Spiritual Authority and Intimate Control: Churches as Laboratories of Political Obedience
DOI:
https://doi.org/10.65439/zzjj3c77Keywords:
spiritual authority, obedience, prosperity gospel, narcissistic leadership, political theologyAbstract
This article examines African churches as micro-laboratories of political obedience that subtly train believers in the same dispositions demanded by authoritarian states. Moving beyond crude denunciations of “manipulative pastors,” I draw on participant observation, sermon transcripts and pastoral counselling notes from urban Congolese congregations to show how spiritual authority structures everyday affect.
Building on Scripts of Warfare (Nsiangani, 2022), I argue that many church environments reproduce the triad identified in his household analysis: sacrificial subject, charismatic abuser and complicit bystander.

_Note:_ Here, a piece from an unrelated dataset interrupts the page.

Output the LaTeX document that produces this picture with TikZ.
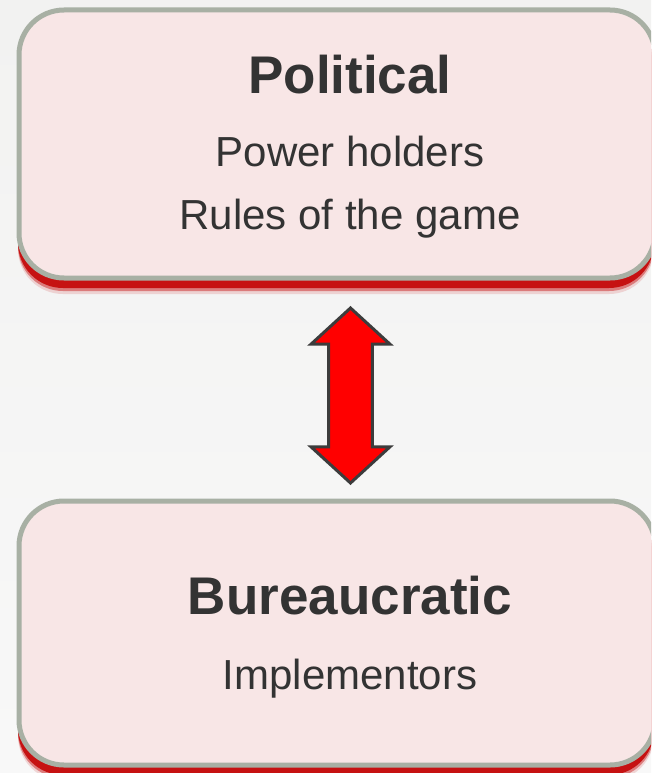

However, whereas Nsiangani focuses on family systems, I show how liturgical scripts, confessional practices and miracle narratives habituate believers to accept opaque decision-making, retroactive justification of harm and the redirection of anger away from leaders toward invisible enemies (demons, witches, “Jezebels”) or their own families when internalized bias is at play.
I connect these dynamics to the long history of religious legitimation of empire described by Mawete (2022), tracing a line from Papal Bulls to prosperity-gospel covenants. The article concludes that churches can also become counter-laboratories of disobedience when they intentionally re-write liturgical and narrative scripts in the direction of mutual accountability and shared discernment, suggesting a research agenda on “de-imperial liturgies.”